Polling stations opened at 8:00 am (0600 GMT), with voting to continue until 10:00 pm. Voting resumes at 7:00 am on Monday until 3:00 pm.
Against a backdrop of a stumbling economy, years of political instability and general malaise, some one-third of the 50-million-strong electorate remained undecided when the last permitted surveys were conducted two weeks ago.
The surveys gave the flamboyant Berlusconi, 71, an edge of six or seven percent going into the vote called after the collapse in January of the government of Romano Prodi.
Berlusconi had enjoyed a double-digit lead over 52-year-old Veltroni as campaigning began in February.

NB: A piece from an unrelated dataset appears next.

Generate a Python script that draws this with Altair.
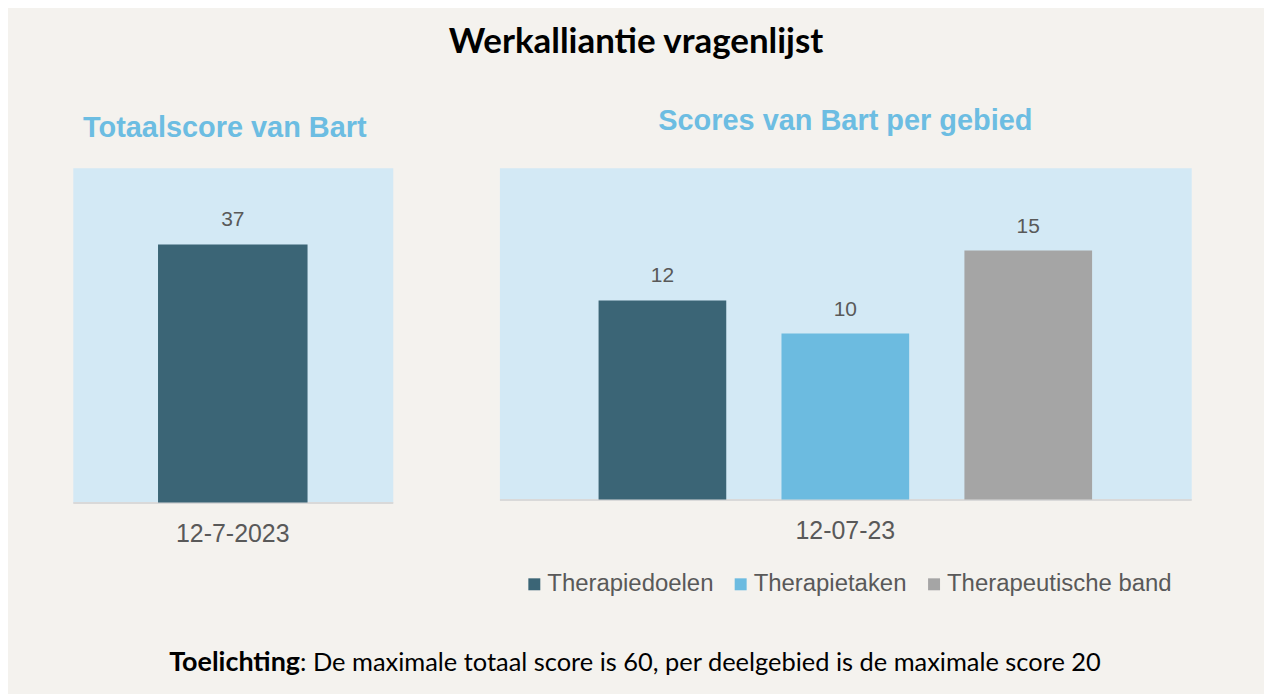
import altair as alt
import pandas as pd

# ---- data ----
total_dates = ["12-7-2023"]
total_scores = [37]

area_date = "12-07-23"
areas = ["Therapiedoelen", "Therapietaken", "Therapeutische band"]
area_scores = [12, 10, 15]
area_colors = ["#3B6576", "#6CBBE0", "#A5A5A5"]

note_bold = ["Toelichting"]
note_rest = [": De maximale totaal score is 60, per deelgebied  is de maximale score 20"]

BG = "#F4F2EE"
PANEL = "#D3E9F5"
GREY_TXT = "#595959"
BLUE_TXT = "#6CBDE2"
SANS = "Liberation Sans, Arial, sans-serif"
HEAD = "Lato, Open Sans, sans-serif"

left_df = pd.DataFrame({"datum": total_dates, "score": total_scores})
right_df = pd.DataFrame({"datum": [area_date] * len(areas), "gebied": areas, "score": area_scores})

x_axis = alt.Axis(title=None, labelAngle=0, ticks=False, labelFont=SANS, labelFontSize=25,
                  labelColor=GREY_TXT, labelPadding=19, domainColor="#D9D9D9", domainWidth=2)

# ---- left panel ----
lbase = alt.Chart(left_df).encode(
    x=alt.X("datum:N", axis=x_axis, scale=alt.Scale(paddingInner=0, paddingOuter=0.57)),
    y=alt.Y("score:Q", axis=None, scale=alt.Scale(domain=[0, 48])),
)
left = alt.layer(
    lbase.mark_bar(color="#3B6576"),
    lbase.mark_text(font=SANS, fontSize=21, color=GREY_TXT, baseline="alphabetic", dy=-18).encode(text="score:Q"),
).properties(
    width=321, height=336,
    view=alt.ViewBackground(fill=PANEL, stroke="transparent"),
    title=alt.TitleParams("Totaalscore van Bart", font=SANS, fontSize=29, fontWeight="bold",
                          color=BLUE_TXT, anchor="middle", offset=25, dx=-8),
)

# ---- right panel ----
rbase = alt.Chart(right_df).encode(
    x=alt.X("datum:N", axis=x_axis, scale=alt.Scale(paddingInner=0, paddingOuter=0)),
    xOffset=alt.XOffset("gebied:N", sort=areas, scale=alt.Scale(paddingInner=0.302, paddingOuter=0.542)),
    y=alt.Y("score:Q", axis=None, scale=alt.Scale(domain=[0, 20])),
)
right = alt.layer(
    rbase.mark_bar().encode(
        color=alt.Color("gebied:N", sort=areas,
                        scale=alt.Scale(domain=areas, range=area_colors),
                        legend=alt.Legend(title=None, orient="none", direction="horizontal",
                                          legendX=23, legendY=406,
                                          symbolType="square", symbolSize=144, symbolStrokeWidth=0,
                                          labelFont=SANS, labelFontSize=24, labelColor=GREY_TXT,
                                          labelLimit=400, labelOffset=1, columnPadding=15)),
    ),
    rbase.mark_text(font=SANS, fontSize=21, color=GREY_TXT, baseline="alphabetic", dy=-18).encode(text="score:Q"),
).properties(
    width=694, height=333,
    view=alt.ViewBackground(fill=PANEL, stroke="transparent"),
    title=alt.TitleParams("Scores van Bart per gebied", font=SANS, fontSize=29, fontWeight="bold",
                          color=BLUE_TXT, anchor="middle", offset=32),
)

panels = alt.hconcat(left, right, spacing=105).resolve_scale(color="independent").resolve_legend(color="independent")

# ---- footnote ----
foot_b = alt.Chart(pd.DataFrame({"t": note_bold})).mark_text(
    font=HEAD, fontSize=27, fontWeight="bold", color="#000000", align="right", baseline="middle"
).encode(text="t:N", x=alt.value(228), y=alt.value(20))
foot_r = alt.Chart(pd.DataFrame({"t": note_rest})).mark_text(
    font=HEAD, fontSize=25.5, color="#000000", align="left", baseline="middle"
).encode(text="t:N", x=alt.value(228), y=alt.value(20))
foot = alt.layer(foot_b, foot_r).properties(
    width=1120, height=40, view=alt.ViewBackground(fill="transparent", stroke="transparent")
)

chart = alt.vconcat(panels, foot, spacing=45).properties(
    title=alt.TitleParams("Werkalliantie vragenlijst", font=HEAD, fontSize=35, fontWeight="bold",
                          color="#000000", anchor="middle", offset=47, dx=4),
    background=BG,
    padding={"left": 64, "top": 15, "right": 72, "bottom": 40},
).configure_view(stroke="transparent")

chart.save("out.html", embed_options={"renderer": "svg", "actions": False})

Veltroni, who criss-crossed the country by bus emulating US Republican presidential candidate John McCain's Straight Talk Express, urged voters to "turn the page" on the older generation represented by Berlusconi, who for his part has cast the former Rome mayor as a communist relic.
At 52, the intellectual and compromise-minded Veltroni is already an old hand in Italian politics, which he entered as a communist youth activist in the 1970s, while Berlusconi, now 71, burst into the political arena in 1993.
Whoever wins on Monday will have to contend with a stalling economy, a populace disaffected with the political class and all-too-familiar legislative gridlock.
The fear is that a narrow win -- or even a loss -- for Berlusconi's People of Freedom (PDL) party in the Senate would guarantee the instability that ended the 20-month-old Prodi government.